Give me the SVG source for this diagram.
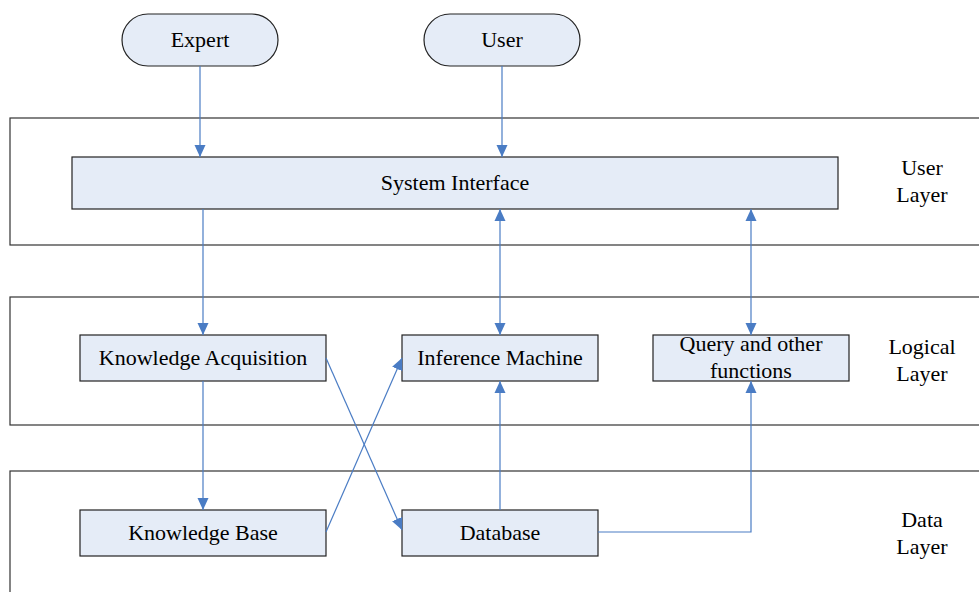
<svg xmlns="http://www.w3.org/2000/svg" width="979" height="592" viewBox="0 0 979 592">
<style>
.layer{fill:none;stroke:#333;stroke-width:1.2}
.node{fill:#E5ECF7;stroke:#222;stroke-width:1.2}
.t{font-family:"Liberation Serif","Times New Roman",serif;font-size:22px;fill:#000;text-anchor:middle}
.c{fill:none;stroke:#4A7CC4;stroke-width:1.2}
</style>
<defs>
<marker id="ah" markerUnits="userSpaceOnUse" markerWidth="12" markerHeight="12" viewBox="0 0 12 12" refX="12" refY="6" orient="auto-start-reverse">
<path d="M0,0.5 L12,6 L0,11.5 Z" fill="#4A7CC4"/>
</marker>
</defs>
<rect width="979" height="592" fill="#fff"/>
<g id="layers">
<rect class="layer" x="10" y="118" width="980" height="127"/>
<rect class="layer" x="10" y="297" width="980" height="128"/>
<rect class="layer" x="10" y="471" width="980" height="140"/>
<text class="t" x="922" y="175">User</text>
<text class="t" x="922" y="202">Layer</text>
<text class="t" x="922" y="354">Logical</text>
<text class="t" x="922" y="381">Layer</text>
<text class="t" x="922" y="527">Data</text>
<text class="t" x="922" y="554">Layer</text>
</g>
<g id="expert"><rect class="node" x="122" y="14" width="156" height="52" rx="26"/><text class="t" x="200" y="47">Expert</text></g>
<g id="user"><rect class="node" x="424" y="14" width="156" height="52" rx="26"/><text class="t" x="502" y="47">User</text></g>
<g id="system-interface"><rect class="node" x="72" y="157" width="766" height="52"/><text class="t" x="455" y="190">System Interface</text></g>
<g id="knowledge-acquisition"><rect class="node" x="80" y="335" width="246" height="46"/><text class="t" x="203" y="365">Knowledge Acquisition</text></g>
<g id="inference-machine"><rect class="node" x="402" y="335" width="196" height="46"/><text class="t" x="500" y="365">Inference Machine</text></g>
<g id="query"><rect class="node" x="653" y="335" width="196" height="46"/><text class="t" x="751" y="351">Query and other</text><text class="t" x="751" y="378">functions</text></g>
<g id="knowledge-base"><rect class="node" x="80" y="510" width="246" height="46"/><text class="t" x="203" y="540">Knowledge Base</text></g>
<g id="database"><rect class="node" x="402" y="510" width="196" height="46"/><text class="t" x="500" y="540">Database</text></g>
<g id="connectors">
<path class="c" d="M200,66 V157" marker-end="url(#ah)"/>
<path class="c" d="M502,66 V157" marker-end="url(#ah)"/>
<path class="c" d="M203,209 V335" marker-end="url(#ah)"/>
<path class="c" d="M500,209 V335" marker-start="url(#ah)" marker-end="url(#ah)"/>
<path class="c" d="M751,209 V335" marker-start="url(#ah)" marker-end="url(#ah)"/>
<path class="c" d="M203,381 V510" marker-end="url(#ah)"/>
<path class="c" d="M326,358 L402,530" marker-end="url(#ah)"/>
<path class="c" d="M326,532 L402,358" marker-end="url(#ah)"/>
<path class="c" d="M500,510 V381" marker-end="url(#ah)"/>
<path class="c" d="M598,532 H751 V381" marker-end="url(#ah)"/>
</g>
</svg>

-- What the task asks --
Repeat the material above in full and exactly, apart from the pictures.

-- Exercise result --
Give me the SVG source for this diagram.
<svg xmlns="http://www.w3.org/2000/svg" width="979" height="592" viewBox="0 0 979 592">
<style>
.layer{fill:none;stroke:#333;stroke-width:1.2}
.node{fill:#E5ECF7;stroke:#222;stroke-width:1.2}
.t{font-family:"Liberation Serif","Times New Roman",serif;font-size:22px;fill:#000;text-anchor:middle}
.c{fill:none;stroke:#4A7CC4;stroke-width:1.2}
</style>
<defs>
<marker id="ah" markerUnits="userSpaceOnUse" markerWidth="12" markerHeight="12" viewBox="0 0 12 12" refX="12" refY="6" orient="auto-start-reverse">
<path d="M0,0.5 L12,6 L0,11.5 Z" fill="#4A7CC4"/>
</marker>
</defs>
<rect width="979" height="592" fill="#fff"/>
<g id="layers">
<rect class="layer" x="10" y="118" width="980" height="127"/>
<rect class="layer" x="10" y="297" width="980" height="128"/>
<rect class="layer" x="10" y="471" width="980" height="140"/>
<text class="t" x="922" y="175">User</text>
<text class="t" x="922" y="202">Layer</text>
<text class="t" x="922" y="354">Logical</text>
<text class="t" x="922" y="381">Layer</text>
<text class="t" x="922" y="527">Data</text>
<text class="t" x="922" y="554">Layer</text>
</g>
<g id="expert"><rect class="node" x="122" y="14" width="156" height="52" rx="26"/><text class="t" x="200" y="47">Expert</text></g>
<g id="user"><rect class="node" x="424" y="14" width="156" height="52" rx="26"/><text class="t" x="502" y="47">User</text></g>
<g id="system-interface"><rect class="node" x="72" y="157" width="766" height="52"/><text class="t" x="455" y="190">System Interface</text></g>
<g id="knowledge-acquisition"><rect class="node" x="80" y="335" width="246" height="46"/><text class="t" x="203" y="365">Knowledge Acquisition</text></g>
<g id="inference-machine"><rect class="node" x="402" y="335" width="196" height="46"/><text class="t" x="500" y="365">Inference Machine</text></g>
<g id="query"><rect class="node" x="653" y="335" width="196" height="46"/><text class="t" x="751" y="351">Query and other</text><text class="t" x="751" y="378">functions</text></g>
<g id="knowledge-base"><rect class="node" x="80" y="510" width="246" height="46"/><text class="t" x="203" y="540">Knowledge Base</text></g>
<g id="database"><rect class="node" x="402" y="510" width="196" height="46"/><text class="t" x="500" y="540">Database</text></g>
<g id="connectors">
<path class="c" d="M200,66 V157" marker-end="url(#ah)"/>
<path class="c" d="M502,66 V157" marker-end="url(#ah)"/>
<path class="c" d="M203,209 V335" marker-end="url(#ah)"/>
<path class="c" d="M500,209 V335" marker-start="url(#ah)" marker-end="url(#ah)"/>
<path class="c" d="M751,209 V335" marker-start="url(#ah)" marker-end="url(#ah)"/>
<path class="c" d="M203,381 V510" marker-end="url(#ah)"/>
<path class="c" d="M326,358 L402,530" marker-end="url(#ah)"/>
<path class="c" d="M326,532 L402,358" marker-end="url(#ah)"/>
<path class="c" d="M500,510 V381" marker-end="url(#ah)"/>
<path class="c" d="M598,532 H751 V381" marker-end="url(#ah)"/>
</g>
</svg>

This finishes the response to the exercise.